Sierra Pacific spokespeople claim that the clearcut areas, which appear from overhead as checkerboard patches of barren land transecting majestic spirals of brown and green, are important to the recovery of the forest because they act as fire breaks. In the eyes of consumers and legislators, such claims are validated to an otherwise impossible degree by the Sustainable Forestry Initiative's imprimatur.

Founded in 1994, the SFI was the US timber industry's collective response to mounting protests against logging in the US, as well as to the 1992 United Nations Conference on Environment and Development, which encouraged industries to start voluntary monitoring programs that would demonstrate they are on the path of “sustainable development.” Today, the SFI is the “largest sustainable forest standard in the world,” according to its web site. The group claims to be “independent,” although the vast majority of its funding comes from the industry it monitors as well as from corporate donors.

Some more middle-of-the-road environmental groups that have taken issue with the Sustainable Forestry Initiative's standards have advocated for companies like Sierra Pacific Industries to pull out of its affiliation with SFI, and instead adopt a rival certification group called the Forest Stewardship Council (FSC), which they say has stronger standards.

Many people in Mendocino County have an altogether different view of the FSC, however, including those who have recently raised concerns about herbicide spraying by outfits like Mendocino Redwood Company (MRC) (see letter by Mike Kalantarian in this issue). FSC certifies the company as sustainable. As an example of how this certification comes into play, many AVA readers have likely viewed an MRC ad that has aired repeatedly during televised San Francisco Giants games recently that touts the company's green practices and focuses on its FSC certification.

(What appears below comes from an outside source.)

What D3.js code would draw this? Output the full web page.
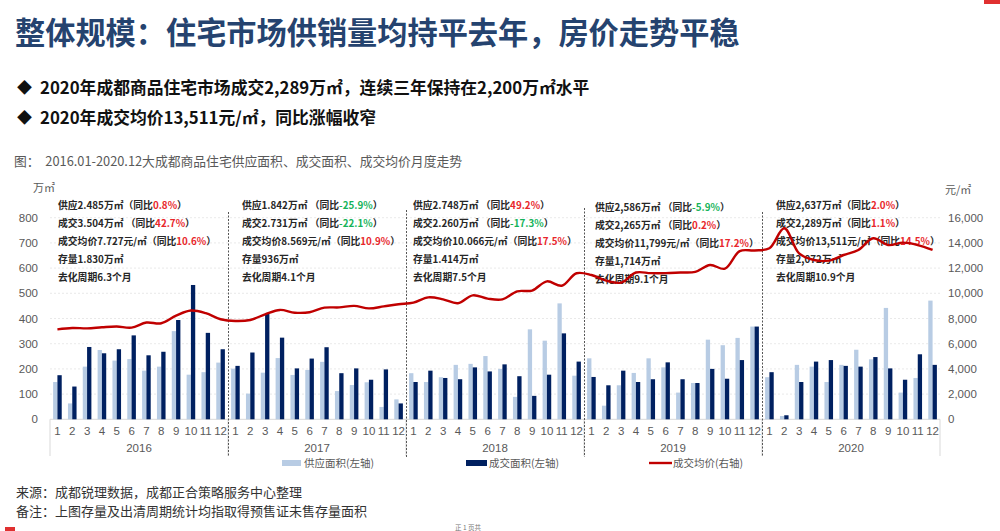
<!DOCTYPE html>
<html><head><meta charset="utf-8">
<script src="https://cdn.jsdelivr.net/npm/d3@7"></script>
<style>
body{margin:0;background:#fff;}
svg{display:block;}
text{font-family:"Noto Sans CJK SC","Liberation Sans",sans-serif;}
.num{font-family:"Liberation Sans","Noto Sans CJK SC",sans-serif;}
</style></head><body>
<svg id="c" width="1000" height="531"></svg>
<script>
// ---------------- DATA ----------------
const years = ["2016","2017","2018","2019","2020"];
const monthLabels = ["1","2","3","4","5","6","7","8","9","10","11","12"];
// 供应面积 (万㎡, left axis)
const supply = [
  148,63,209,275,233,239,193,209,350,177,187,225,
  201,102,185,243,176,196,228,112,136,147,49,79,
  183,148,167,216,220,251,200,89,357,312,460,173,
  242,54,135,184,242,206,106,144,316,294,323,368,
  167,13,216,209,148,216,276,238,442,106,164,471
];
// 成交面积 (万㎡, left axis)
const deal = [
  175,130,287,262,278,333,254,268,394,533,343,278,
  212,265,421,324,202,241,286,183,202,157,198,63,
  148,193,164,159,206,190,218,171,93,177,341,229,
  168,135,193,148,159,226,159,144,200,161,235,368,
  187,16,148,229,235,212,209,247,202,157,258,216
];
// 成交均价 (元/㎡, right axis)
const price = [
  7140,7250,7220,7300,7360,7280,7680,7620,8220,8630,8420,7940,
  7800,7880,8330,8680,8460,8500,8860,8880,9000,8800,8960,9130,
  9260,9680,9520,9210,9840,9580,9520,10160,10220,10950,10600,11590,
  11450,11000,10850,11650,11600,11600,11650,11700,12250,11950,13350,13400,
  13570,15160,13170,12640,12590,13040,13437,14365,13830,14020,13830,13437
];
const leftTicks = [0,100,200,300,400,500,600,700,800];
const rightTicks = [0,2000,4000,6000,8000,10000,12000,14000,16000];
const seriesNames = ["供应面积(左轴)","成交面积(左轴)","成交均价(右轴)"];
// annotation lines per year: segments [text, colourKey] (0 plain, 1 red, 2 green)
const notes = [
  [[["供应2.485万㎡（同比",0],["0.8%",1],["）",0]],
   [["成交3.504万㎡ （同比",0],["42.7%",1],["）",0]],
   [["成交均价7.727元/㎡（同比",0],["10.6%",1],["）",0]],
   [["存量1.830万㎡",0]],
   [["去化周期6.3个月",0]]],
  [[["供应1.842万㎡ （同比",0],["-25.9%",2],["）",0]],
   [["成交2.731万㎡ （同比",0],["-22.1%",2],["）",0]],
   [["成交均价8.569元/㎡（同比",0],["10.9%",1],["）",0]],
   [["存量936万㎡",0]],
   [["去化周期4.1个月",0]]],
  [[["供应2.748万㎡ （同比",0],["49.2%",1],["）",0]],
   [["成交2.260万㎡ （同比",0],["-17.3%",2],["）",0]],
   [["成交均价10.066元/㎡（同比",0],["17.5%",1],["）",0]],
   [["存量1.414万㎡",0]],
   [["去化周期7.5个月",0]]],
  [[["供应2,586万㎡ （同比",0],["-5.9%",2],["）",0]],
   [["成交2,265万㎡ （同比",0],["0.2%",1],["）",0]],
   [["成交均价11,799元/㎡（同比",0],["17.2%",1],["）",0]],
   [["存量1,714万㎡",0]],
   [["去化周期9.1个月",0]]],
  [[["供应2,637万㎡（同比",0],["2.0%",1],["）",0]],
   [["成交2,289万㎡（同比",0],["1.1%",1],["）",0]],
   [["成交均价13,511元/㎡（同比",0],["14.5%",1],["）",0]],
   [["存量2,072万㎡",0]],
   [["去化周期10.9个月",0]]]
];
const titleText = "整体规模：住宅市场供销量均持平去年，房价走势平稳";
const bullets = ["2020年成都商品住宅市场成交2,289万㎡，连续三年保持在2,200万㎡水平","2020年成交均价13,511元/㎡，同比涨幅收窄"];
const captionText = "图：  2016.01-2020.12大成都商品住宅供应面积、成交面积、成交均价月度走势";
const footText = ["来源：成都锐理数据，成都正合策略服务中心整理","备注：上图存量及出清周期统计均指取得预售证未售存量面积"];

// ---------------- LAYOUT ----------------
const svg = d3.select("#c");
const L = 50, R = 940, Y0 = 419.3, YT = 217.7;
const cSupply = "#b8cce4", cDeal = "#002060", cLine = "#c00000";
const cText = "#262626", cAxis = "#595959";
const colourOf = k => k===1 ? "#e8262b" : (k===2 ? "#16b35a" : cText);

const idx = d3.range(supply.length);
const x = d3.scaleBand().domain(idx).range([L, R]);
const bw = x.bandwidth();
const sub = d3.scaleBand().domain(["s","d"]).range([bw*0.21, bw*0.79]);
const yL = d3.scaleLinear().domain([0,800]).range([Y0, YT]);
const yR = d3.scaleLinear().domain([0,16000]).range([Y0, YT]);

// title & bullets
svg.append("text").attr("x",15).attr("y",44).attr("font-size",30.2).attr("font-weight","bold")
  .attr("fill","#25436f").text(titleText);
bullets.forEach((b,i)=>{
  const yy = 88 + i*30;
  svg.append("text").attr("x",17).attr("y",yy).attr("dy","0.36em").attr("font-size",15)
    .attr("fill","#111").text("◆");
  svg.append("text").attr("x",40).attr("y",yy).attr("dy","0.36em").attr("font-size",16.8)
    .attr("font-weight","bold").attr("fill","#111").text(b);
});
svg.append("text").attr("x",14).attr("y",162).attr("dy","0.35em").attr("font-size",12.8)
  .attr("fill",cAxis).attr("xml:space","preserve").style("white-space","pre").text(captionText);

// gridlines
const g = svg.append("g");
g.selectAll("line.grid").data(leftTicks.filter(t=>t>0)).join("line")
  .attr("x1",L).attr("x2",R).attr("y1",d=>yL(d)).attr("y2",d=>yL(d))
  .attr("stroke","#e3e3e3").attr("stroke-dasharray","2,2").attr("stroke-width",0.8);

// left axis
const axL = d3.axisLeft(yL).tickValues(leftTicks).tickSize(0).tickPadding(0).tickFormat(d3.format("d"));
const gL = svg.append("g").attr("transform",`translate(${38},0)`).call(axL);
gL.select(".domain").remove();
gL.selectAll("text").attr("class","num").attr("font-size",11.5).attr("fill",cAxis);
// right axis
const axR = d3.axisRight(yR).tickValues(rightTicks).tickSize(0).tickPadding(0).tickFormat(d3.format(","));
const gR = svg.append("g").attr("transform",`translate(${948},0)`).call(axR);
gR.select(".domain").remove();
gR.selectAll("text").attr("class","num").attr("font-size",11.5).attr("fill",cAxis);
svg.append("text").attr("x",33).attr("y",188).attr("dy","0.35em").attr("font-size",11).attr("fill",cAxis).text("万㎡");
svg.append("text").attr("x",945).attr("y",190).attr("dy","0.35em").attr("font-size",11).attr("fill",cAxis).text("元/㎡");

// category axis
svg.append("line").attr("x1",L).attr("x2",R).attr("y1",Y0).attr("y2",Y0).attr("stroke","#d9d9d9");
const bounds = d3.range(0, years.length+1).map(k=> k<years.length ? x(k*12) : R);
svg.selectAll("line.cat").data(bounds).join("line")
  .attr("x1",d=>d).attr("x2",d=>d).attr("y1",Y0).attr("y2",456).attr("stroke","#d9d9d9");
svg.selectAll("text.m").data(idx).join("text")
  .attr("class","num").attr("x",i=>x(i)+bw/2).attr("y",431).attr("dy","0.35em")
  .attr("text-anchor","middle").attr("font-size",11.5).attr("fill",cAxis)
  .text(i=>monthLabels[i%12]);
svg.selectAll("text.y").data(years).join("text")
  .attr("class","num").attr("x",(d,k)=>(x(k*12)+x(k*12+11)+bw)/2).attr("y",448).attr("dy","0.35em")
  .attr("text-anchor","middle").attr("font-size",11.5).attr("fill",cAxis).text(d=>d);

// bars
svg.append("g").selectAll("rect").data(idx).join("rect")
  .attr("x",i=>x(i)+sub("s")).attr("width",sub.bandwidth())
  .attr("y",i=>yL(supply[i])).attr("height",i=>Y0-yL(supply[i])).attr("fill",cSupply);
svg.append("g").selectAll("rect").data(idx).join("rect")
  .attr("x",i=>x(i)+sub("d")).attr("width",sub.bandwidth())
  .attr("y",i=>yL(deal[i])).attr("height",i=>Y0-yL(deal[i])).attr("fill",cDeal);

// year separators (dotted)
const sepTop = [212,210,208,212];
svg.selectAll("line.sep").data(d3.range(1,years.length)).join("line")
  .attr("x1",k=>x(k*12)+0.5).attr("x2",k=>x(k*12)+0.5)
  .attr("y1",(k,j)=>sepTop[j]).attr("y2",457)
  .attr("stroke","#555").attr("stroke-width",1).attr("stroke-dasharray","2,1.5");

// annotations
const noteDx = [8,14,7,11,14];
const noteDy = [0,0,0,2,0];
notes.forEach((yr,k)=>{
  yr.forEach((line,r)=>{
    const t = svg.append("text").attr("x",x(k*12)+noteDx[k]).attr("y",205+noteDy[k]+r*18)
      .attr("dy","0.36em").attr("font-size",9.8).attr("font-weight","bold");
    line.forEach(seg=>{
      t.append("tspan").attr("fill",colourOf(seg[1])).text(seg[0]);
    });
  });
});

// price line
const lineGen = d3.line().x(i=>x(i)+bw/2).y(i=>yR(price[i])).curve(d3.curveCatmullRom.alpha(0.5));
svg.append("path").datum(idx).attr("d",lineGen).attr("fill","none")
  .attr("stroke",cLine).attr("stroke-width",2.4);

// legend
const lg = svg.append("g").attr("transform","translate(0,463)");
lg.append("rect").attr("x",282).attr("y",-3).attr("width",19).attr("height",6).attr("fill",cSupply);
lg.append("text").attr("x",304).attr("dy","0.35em").attr("font-size",10.5).attr("fill",cAxis).text(seriesNames[0]);
lg.append("rect").attr("x",466).attr("y",-3).attr("width",21).attr("height",6).attr("fill",cDeal);
lg.append("text").attr("x",489).attr("dy","0.35em").attr("font-size",10.5).attr("fill",cAxis).text(seriesNames[1]);
lg.append("line").attr("x1",649).attr("x2",672).attr("y1",0).attr("y2",0).attr("stroke",cLine).attr("stroke-width",2.4);
lg.append("text").attr("x",673).attr("dy","0.35em").attr("font-size",10.5).attr("fill",cAxis).text(seriesNames[2]);

// footer
footText.forEach((f,i)=>{
  svg.append("text").attr("x",16).attr("y",492+i*19).attr("dy","0.35em").attr("font-size",13)
    .attr("fill","#333").text(f);
});
svg.append("text").attr("x",455).attr("y",530).attr("font-size",6.5).attr("fill","#777").text("正 1 页共");
svg.append("rect").attr("x",984).attr("y",0).attr("width",16).attr("height",4).attr("fill","#e03030");
svg.append("rect").attr("x",5).attr("y",527).attr("width",10).attr("height",4).attr("fill","#e03030");
</script>
</body></html>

While the FSC does restrict the use of numerous chemicals, such as the deadly agricultural herbicide Atrazine, it allows the use of the primary forest chemical used here in Mendo: Imazapyr. Timber companies in Mendo have used between 5,000 and 6,000 pounds of Imazapyr on tan oak trees during almost every year since the late-'90s, as I've explored in two recent pieces in the AVA.

Next week, I'll conclude my recent series on corporate timber practices on the North Coast by taking a closer look at the Forest Stewardship Council, as well as re-examining the herbicide spraying policies of Mendocino Redwood Company and other local firms.

As for members of Earth First! Humboldt, they are nearly as critical of the FSC as they are of the Sustainable Forestry Initiative, though the SFI is by far the greater factor in their area. As one long-time organizer of Earth First! Humboldt told me, “FSC has huge problems too, and people need to realize that.” Another remarked that the FSC is akin to Pepsi, as against the SFI's Coke: in other words, not a viable alternative.

While many people in Mendocino County associate Earth First! with the “timber wars” period of battles against Maxxam and Louisiana Pacific, the voracious timber giants that mopped up most of the North Coast's remaining old-growth in the '80s and '90s, it's striking that most Earth First! Humboldt participants are fairly young, and perhaps only two of them had any involvement in the Timber Wars period. This is an entirely new generation of forest defenders.